Refactoring with Tests
Safe Refactoring Process
- Ensure all tests are green before starting
- Make small changes - One refactoring at a time
- Run tests after each change - Catch breaks immediately
- Commit frequently - When tests pass
- Don't add features while refactoring - Separate concerns
Common Refactorings
- Extract function (break up large functions)
- Rename for clarity
- Remove duplication (DRY)
- Simplify conditional logic
- Extract variable for readability
- Inline unnecessary abstraction
When Tests Break During Refactoring
If test is testing implementation detail:
- Update test to test behavior instead
- Make test more resilient to changes
If test is testing behavior:
- Fix the code, not the test
- Behavior shouldn't change during refactoring
If too many tests break:
- Change is too large, revert
- Make smaller incremental changes
See references/refactoring-with-tests.md for detailed guidance.
Test Coverage
Coverage measures which code is executed by tests, not whether tests are good.
Types of Coverage
- Line coverage - Which lines executed
- Branch coverage - Which paths taken
- Function coverage - Which functions called
Coverage Goals
- Aim for high coverage (80%+) but not 100%
- 100% coverage doesn't mean bug-free
- Focus on critical code paths
- Don't test just to increase coverage
Using Coverage Tools
- Python: pytest-cov, coverage.py
- JavaScript: Jest with coverage
- Java: JaCoCo
- Ruby: SimpleCov
Use scripts/coverage_analyzer.py to identify coverage gaps.

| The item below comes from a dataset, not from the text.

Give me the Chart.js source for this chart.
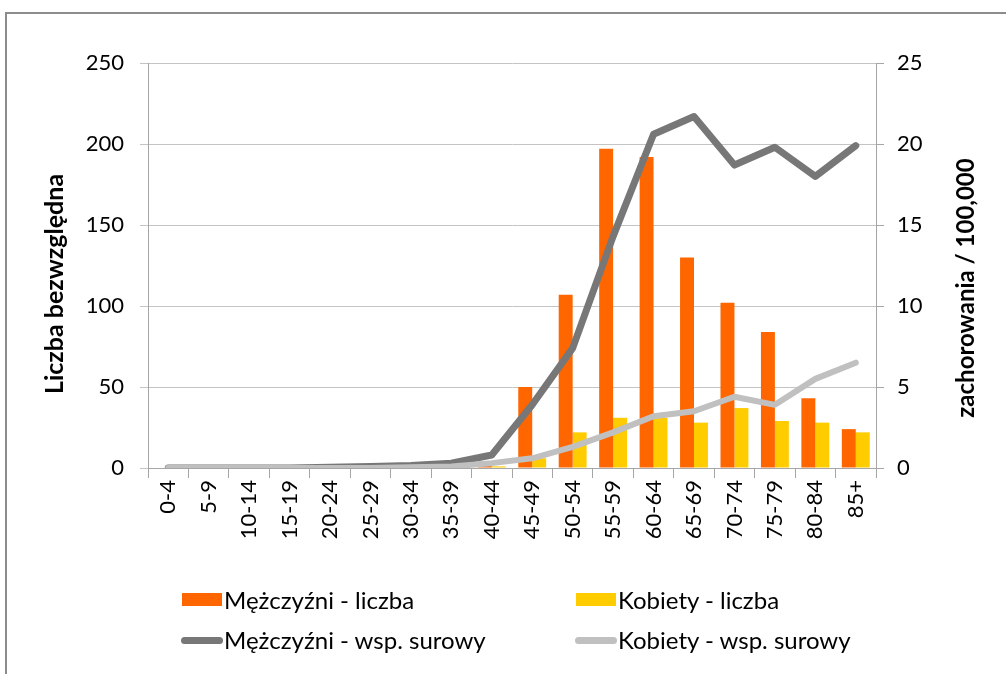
<!DOCTYPE html>
<html>
<head>
<meta charset="utf-8">
<script src="https://cdn.jsdelivr.net/npm/chart.js@4.4.1/dist/chart.umd.min.js"></script>
<style>
	body { margin: 0; background: #fff; font-family: Lato, sans-serif; }
	#frame { position: absolute; left: 5px; top: 12px; width: 1010px; height: 680px; border-left: 2px solid #8c8c8c; border-top: 2px solid #8c8c8c; }
	#wrap { position: absolute; left: 0; top: 0; width: 1006px; height: 674px; }
	.leg { position: absolute; font-size: 24px; color: #000; white-space: nowrap; line-height: 24px; }
	.sw { position: absolute; }
</style>
</head>
<body>
<div id="frame"></div>
<div id="wrap"><canvas id="chart"></canvas></div>

<div class="sw" style="left:182px;top:593px;width:40px;height:13px;background:#FF6600"></div>
<div class="leg" style="left:224px;top:588px">Mężczyźni - liczba</div>
<div class="sw" style="left:576px;top:593px;width:40px;height:13px;background:#FFCC00"></div>
<div class="leg" style="left:618px;top:588px">Kobiety - liczba</div>
<div class="sw" style="left:181px;top:637px;width:42px;height:7px;border-radius:4px;background:#777777"></div>
<div class="leg" style="left:224px;top:628px">Mężczyźni - wsp. surowy</div>
<div class="sw" style="left:575px;top:637px;width:42px;height:7px;border-radius:4px;background:#C0C0C0"></div>
<div class="leg" style="left:618px;top:628px">Kobiety - wsp. surowy</div>

<script>
let ageGroups = ['0-4', '5-9', '10-14', '15-19', '20-24', '25-29', '30-34', '35-39', '40-44',
	'45-49', '50-54', '55-59', '60-64', '65-69', '70-74', '75-79', '80-84', '85+'];

let menCount = [0, 0, 0, 0, 0, 0, 0, 1, 4, 50, 107, 197, 192, 130, 102, 84, 43, 24];
let womenCount = [0, 0, 0, 0, 0, 0, 0, 0, 1, 6, 22, 31, 31, 28, 37, 29, 28, 22];

let menRate = [0, 0, 0, 0, 0.05, 0.1, 0.15, 0.3, 0.8, 3.9, 7.4, 14.3, 20.6, 21.7, 18.7, 19.8, 18.0, 19.9];
let womenRate = [0, 0, 0, 0, 0, 0, 0.05, 0.1, 0.3, 0.6, 1.3, 2.2, 3.2, 3.5, 4.4, 3.9, 5.5, 6.5];

let leftTitle = 'Liczba bezwzględna';
let rightTitle = 'zachorowania / 100,000';

// axis titles are drawn by hand, the right one reads bottom-to-top like the original
let sideTitles = {
	id: 'sideTitles',
	afterDraw(chart) {
		let ctx = chart.ctx;
		ctx.save();
		ctx.font = 'bold 25px Lato';
		ctx.fillStyle = '#000';
		ctx.textAlign = 'center';
		ctx.textBaseline = 'middle';
		ctx.translate(55, 284);
		ctx.rotate(-Math.PI / 2);
		ctx.fillText(leftTitle, 0, 0);
		ctx.restore();

		ctx.save();
		ctx.font = 'bold 24px Lato';
		ctx.fillStyle = '#000';
		ctx.textAlign = 'center';
		ctx.textBaseline = 'middle';
		ctx.translate(966, 288);
		ctx.rotate(-Math.PI / 2);
		ctx.fillText(rightTitle, 0, 0);
		ctx.restore();
	}
};

try {
	let tickFont = { family: 'Lato', size: 22 };

	new Chart(document.getElementById('chart'), {
		type: 'bar',
		data: {
			labels: ageGroups,
			datasets: [{
				type: 'line',
				label: 'Mężczyźni - wsp. surowy',
				data: menRate,
				yAxisID: 'y1',
				borderColor: '#777777',
				borderWidth: 7,
				pointRadius: 0,
				borderJoinStyle: 'round',
				borderCapStyle: 'round',
				fill: false,
				order: 1
			},
			{
				type: 'line',
				label: 'Kobiety - wsp. surowy',
				data: womenRate,
				yAxisID: 'y1',
				borderColor: '#C0C0C0',
				borderWidth: 6,
				pointRadius: 0,
				borderJoinStyle: 'round',
				borderCapStyle: 'round',
				fill: false,
				order: 0
			},
			{
				label: 'Mężczyźni - liczba',
				data: menCount,
				yAxisID: 'y',
				backgroundColor: '#FF6600',
				barPercentage: 1,
				categoryPercentage: 0.69,
				order: 2
			},
			{
				label: 'Kobiety - liczba',
				data: womenCount,
				yAxisID: 'y',
				backgroundColor: '#FFCC00',
				barPercentage: 1,
				categoryPercentage: 0.69,
				order: 2
			}]
		},
		options: {
			responsive: true,
			maintainAspectRatio: false,
			animation: false,
			layout: { padding: { left: 38, top: 63, right: 0, bottom: 114 } },
			plugins: {
				legend: { display: false },
				tooltip: { enabled: false }
			},
			scales: {
				x: {
					offset: true,
					grid: { display: true, drawOnChartArea: false, offset: true, tickLength: 10, color: '#a6a6a6' },
					border: { color: '#a6a6a6' },
					ticks: { minRotation: 90, maxRotation: 90, font: tickFont, color: '#000', padding: 2, autoSkip: false },
					afterFit: function (s) { s.height = 92; }
				},
				y: {
					position: 'left',
					min: 0,
					max: 250,
					ticks: { stepSize: 50, font: tickFont, color: '#000', padding: 16 },
					grid: { color: '#c4c4c4', tickLength: 8 },
					border: { color: '#a6a6a6' },
					afterFit: function (s) { s.width = 110; }
				},
				y1: {
					position: 'right',
					min: 0,
					max: 25,
					ticks: { stepSize: 5, font: tickFont, color: '#000', padding: 13 },
					grid: { drawOnChartArea: false, tickLength: 8, color: '#a6a6a6' },
					border: { color: '#a6a6a6' },
					afterFit: function (s) { s.width = 130; }
				}
			}
		},
		plugins: [sideTitles]
	});
}
catch (error) {
	console.log(error);
}
</script>
</body>
</html>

Using Supporting Resources
Additional resources in this skill:
- references/python-tdd.md: Comprehensive Python testing guide (pytest, unittest, mocking, async)
- references/elisp-tdd.md: Comprehensive Elisp testing guide (ERT, Buttercup, interactive functions)
- references/general-tdd.md: Universal TDD principles for any language
- references/test-design-patterns.md: What to test, test organization, anti-patterns
- references/refactoring-with-tests.md: Safe refactoring process and common refactorings
- scripts/test_template_generator.py: Generate test file boilerplate
- scripts/coverage_analyzer.py: Analyze coverage reports
- assets/templates/: Test file templates for multiple languages
Quick Reference
TDD Cycle:
- RED - Write failing test
- GREEN - Make it pass (minimal code)
- REFACTOR - Improve while keeping green
- REPEAT
Test Structure:
- Arrange (setup)
- Act (execute)
- Assert (verify)
Test Principles:
- Test first
- One test at a time
- One behavior per test
- Independent tests
- Fast tests
- Readable tests
Refactoring Rules:
- Only refactor when green
- Small changes
- Run tests frequently
- Don't add features
Remember: TDD is a discipline. The value comes from following the cycle strictly. Test first. See it fail. Make it pass. Refactor. Repeat. The rhythm creates quality code.